Exactly as written, write out the lines below from the first to the one containing "W, H = 1105, 1001", inclusive. Pictures do not belong in the copy.

Given data =
++++++++++++++++++++

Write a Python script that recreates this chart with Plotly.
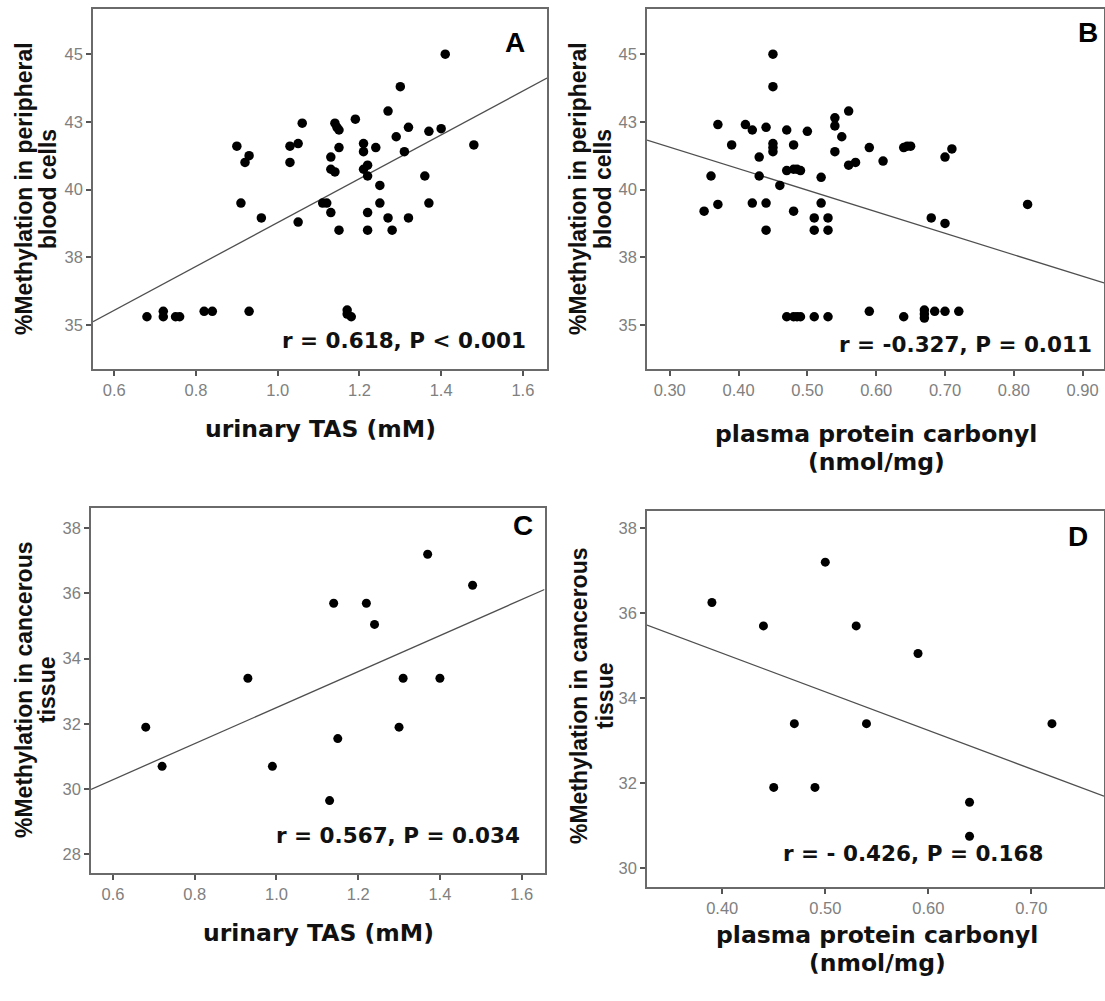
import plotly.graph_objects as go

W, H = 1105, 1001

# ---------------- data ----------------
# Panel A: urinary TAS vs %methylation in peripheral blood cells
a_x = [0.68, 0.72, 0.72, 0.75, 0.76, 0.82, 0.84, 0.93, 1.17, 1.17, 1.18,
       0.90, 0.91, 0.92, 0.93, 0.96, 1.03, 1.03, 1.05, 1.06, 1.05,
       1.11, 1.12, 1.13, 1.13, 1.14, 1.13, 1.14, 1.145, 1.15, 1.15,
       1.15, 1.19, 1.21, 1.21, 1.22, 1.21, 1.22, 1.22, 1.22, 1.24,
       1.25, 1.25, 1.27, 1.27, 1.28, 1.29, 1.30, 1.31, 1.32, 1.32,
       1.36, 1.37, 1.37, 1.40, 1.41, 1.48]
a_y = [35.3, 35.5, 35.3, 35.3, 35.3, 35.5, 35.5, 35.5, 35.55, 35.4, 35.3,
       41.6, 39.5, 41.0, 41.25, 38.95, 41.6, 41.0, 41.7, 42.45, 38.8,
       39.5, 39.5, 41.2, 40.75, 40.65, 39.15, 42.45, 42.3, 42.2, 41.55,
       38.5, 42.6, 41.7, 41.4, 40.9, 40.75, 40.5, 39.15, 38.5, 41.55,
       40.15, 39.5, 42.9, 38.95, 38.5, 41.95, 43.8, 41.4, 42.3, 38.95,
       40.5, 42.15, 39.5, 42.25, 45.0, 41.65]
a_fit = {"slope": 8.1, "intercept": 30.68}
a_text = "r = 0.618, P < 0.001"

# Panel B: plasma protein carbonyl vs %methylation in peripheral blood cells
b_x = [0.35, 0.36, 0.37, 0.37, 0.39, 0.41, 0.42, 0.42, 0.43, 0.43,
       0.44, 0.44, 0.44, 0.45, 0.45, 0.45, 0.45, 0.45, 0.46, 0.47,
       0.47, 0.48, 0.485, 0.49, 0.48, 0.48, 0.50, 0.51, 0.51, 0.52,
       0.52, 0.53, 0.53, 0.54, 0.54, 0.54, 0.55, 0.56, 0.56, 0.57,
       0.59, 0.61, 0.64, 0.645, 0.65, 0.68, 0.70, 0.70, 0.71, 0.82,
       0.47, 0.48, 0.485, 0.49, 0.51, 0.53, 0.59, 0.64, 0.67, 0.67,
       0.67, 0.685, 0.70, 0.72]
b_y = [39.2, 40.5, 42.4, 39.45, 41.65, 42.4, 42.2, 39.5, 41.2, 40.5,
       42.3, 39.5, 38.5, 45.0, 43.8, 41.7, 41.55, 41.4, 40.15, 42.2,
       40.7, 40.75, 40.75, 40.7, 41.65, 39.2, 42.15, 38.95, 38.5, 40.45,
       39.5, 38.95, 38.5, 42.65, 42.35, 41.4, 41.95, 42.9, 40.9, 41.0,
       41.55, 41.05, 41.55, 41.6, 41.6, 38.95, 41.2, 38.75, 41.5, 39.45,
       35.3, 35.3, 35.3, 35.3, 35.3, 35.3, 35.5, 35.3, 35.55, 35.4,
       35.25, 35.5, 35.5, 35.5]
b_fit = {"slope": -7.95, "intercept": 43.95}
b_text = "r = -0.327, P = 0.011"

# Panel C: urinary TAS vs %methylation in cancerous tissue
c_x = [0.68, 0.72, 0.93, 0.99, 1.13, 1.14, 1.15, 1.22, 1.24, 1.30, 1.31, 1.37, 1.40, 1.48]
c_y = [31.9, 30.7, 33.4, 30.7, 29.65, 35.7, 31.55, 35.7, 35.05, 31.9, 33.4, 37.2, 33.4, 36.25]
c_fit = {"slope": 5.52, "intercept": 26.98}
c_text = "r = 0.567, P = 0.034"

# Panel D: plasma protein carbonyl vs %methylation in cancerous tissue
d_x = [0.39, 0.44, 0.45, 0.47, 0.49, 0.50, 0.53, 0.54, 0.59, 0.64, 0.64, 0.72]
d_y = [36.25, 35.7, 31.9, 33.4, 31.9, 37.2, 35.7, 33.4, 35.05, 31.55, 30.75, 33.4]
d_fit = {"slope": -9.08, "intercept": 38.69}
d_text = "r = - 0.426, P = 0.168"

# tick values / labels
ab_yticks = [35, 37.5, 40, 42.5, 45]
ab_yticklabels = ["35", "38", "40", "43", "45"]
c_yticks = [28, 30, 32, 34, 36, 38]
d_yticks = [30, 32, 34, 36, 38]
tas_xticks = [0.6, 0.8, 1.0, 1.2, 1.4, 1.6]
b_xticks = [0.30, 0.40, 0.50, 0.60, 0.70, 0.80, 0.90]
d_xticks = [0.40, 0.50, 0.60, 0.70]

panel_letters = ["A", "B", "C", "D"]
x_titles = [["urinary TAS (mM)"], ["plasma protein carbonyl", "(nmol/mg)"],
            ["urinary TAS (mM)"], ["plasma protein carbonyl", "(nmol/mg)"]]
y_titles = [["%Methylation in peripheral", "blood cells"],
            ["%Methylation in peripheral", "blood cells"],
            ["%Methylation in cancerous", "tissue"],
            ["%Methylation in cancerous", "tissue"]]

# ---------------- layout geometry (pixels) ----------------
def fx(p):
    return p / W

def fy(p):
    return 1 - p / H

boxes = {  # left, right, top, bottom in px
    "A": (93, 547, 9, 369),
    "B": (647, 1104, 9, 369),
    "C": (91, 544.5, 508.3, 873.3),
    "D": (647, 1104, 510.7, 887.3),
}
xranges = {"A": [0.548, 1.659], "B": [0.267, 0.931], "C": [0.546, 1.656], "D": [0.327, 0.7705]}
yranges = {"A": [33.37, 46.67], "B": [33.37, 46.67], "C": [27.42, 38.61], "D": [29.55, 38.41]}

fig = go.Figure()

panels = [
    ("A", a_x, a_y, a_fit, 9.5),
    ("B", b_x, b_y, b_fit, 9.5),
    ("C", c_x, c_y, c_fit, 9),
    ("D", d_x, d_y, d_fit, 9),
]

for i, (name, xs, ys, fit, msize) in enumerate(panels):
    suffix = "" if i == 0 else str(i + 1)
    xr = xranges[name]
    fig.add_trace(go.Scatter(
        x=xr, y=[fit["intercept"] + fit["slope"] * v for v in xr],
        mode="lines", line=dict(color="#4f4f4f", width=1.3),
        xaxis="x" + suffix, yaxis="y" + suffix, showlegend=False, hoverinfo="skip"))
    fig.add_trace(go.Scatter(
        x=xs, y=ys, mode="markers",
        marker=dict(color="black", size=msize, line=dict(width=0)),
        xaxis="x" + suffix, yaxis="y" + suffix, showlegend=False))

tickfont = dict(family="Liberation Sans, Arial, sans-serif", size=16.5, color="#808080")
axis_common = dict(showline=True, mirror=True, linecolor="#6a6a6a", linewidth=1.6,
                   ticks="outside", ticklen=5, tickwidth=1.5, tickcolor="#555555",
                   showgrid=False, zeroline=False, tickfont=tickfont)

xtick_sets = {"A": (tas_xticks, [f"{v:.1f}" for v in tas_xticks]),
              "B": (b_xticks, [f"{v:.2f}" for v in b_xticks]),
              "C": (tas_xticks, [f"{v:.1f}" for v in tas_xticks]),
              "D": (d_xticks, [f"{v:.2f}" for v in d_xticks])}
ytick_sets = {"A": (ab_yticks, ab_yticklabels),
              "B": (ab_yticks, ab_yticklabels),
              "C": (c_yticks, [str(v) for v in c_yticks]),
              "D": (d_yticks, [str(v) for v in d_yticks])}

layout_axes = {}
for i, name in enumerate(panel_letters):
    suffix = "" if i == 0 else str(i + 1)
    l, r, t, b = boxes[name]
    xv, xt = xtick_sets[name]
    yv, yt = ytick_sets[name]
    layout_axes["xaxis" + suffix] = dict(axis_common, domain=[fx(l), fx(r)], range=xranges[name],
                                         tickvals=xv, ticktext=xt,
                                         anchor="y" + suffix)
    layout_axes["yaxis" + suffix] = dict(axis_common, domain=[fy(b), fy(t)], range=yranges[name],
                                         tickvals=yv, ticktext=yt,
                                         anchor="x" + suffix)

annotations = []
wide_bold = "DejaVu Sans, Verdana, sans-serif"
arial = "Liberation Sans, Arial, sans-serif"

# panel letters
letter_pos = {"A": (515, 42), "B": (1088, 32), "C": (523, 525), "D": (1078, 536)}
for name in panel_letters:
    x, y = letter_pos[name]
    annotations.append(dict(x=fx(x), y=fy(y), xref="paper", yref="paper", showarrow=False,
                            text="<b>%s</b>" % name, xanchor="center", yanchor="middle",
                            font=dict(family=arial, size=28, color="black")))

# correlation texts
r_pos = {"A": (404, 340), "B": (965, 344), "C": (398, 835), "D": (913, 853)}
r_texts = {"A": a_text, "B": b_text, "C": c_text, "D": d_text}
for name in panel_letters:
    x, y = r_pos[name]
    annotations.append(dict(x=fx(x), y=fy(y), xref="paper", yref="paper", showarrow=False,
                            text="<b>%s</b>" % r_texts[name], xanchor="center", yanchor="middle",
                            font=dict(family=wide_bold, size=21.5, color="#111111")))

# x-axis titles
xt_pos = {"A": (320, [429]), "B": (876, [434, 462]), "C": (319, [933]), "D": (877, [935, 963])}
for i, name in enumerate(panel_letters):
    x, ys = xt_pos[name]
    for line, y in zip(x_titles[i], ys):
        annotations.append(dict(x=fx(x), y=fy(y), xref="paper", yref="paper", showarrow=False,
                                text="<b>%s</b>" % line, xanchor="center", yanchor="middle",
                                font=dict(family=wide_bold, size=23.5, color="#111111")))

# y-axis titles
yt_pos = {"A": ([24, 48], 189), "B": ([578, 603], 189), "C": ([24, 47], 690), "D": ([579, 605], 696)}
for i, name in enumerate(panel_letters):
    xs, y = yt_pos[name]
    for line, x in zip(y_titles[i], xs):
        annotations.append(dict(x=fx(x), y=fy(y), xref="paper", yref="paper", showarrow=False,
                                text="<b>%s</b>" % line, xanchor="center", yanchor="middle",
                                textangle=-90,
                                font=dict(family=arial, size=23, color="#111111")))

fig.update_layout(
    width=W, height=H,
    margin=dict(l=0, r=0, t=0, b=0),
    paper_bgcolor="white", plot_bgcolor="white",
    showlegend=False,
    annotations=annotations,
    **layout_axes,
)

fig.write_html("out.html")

++++++++++++++++++++

Output of the task =
Write a Python script that recreates this chart with Plotly.
import plotly.graph_objects as go

W, H = 1105, 1001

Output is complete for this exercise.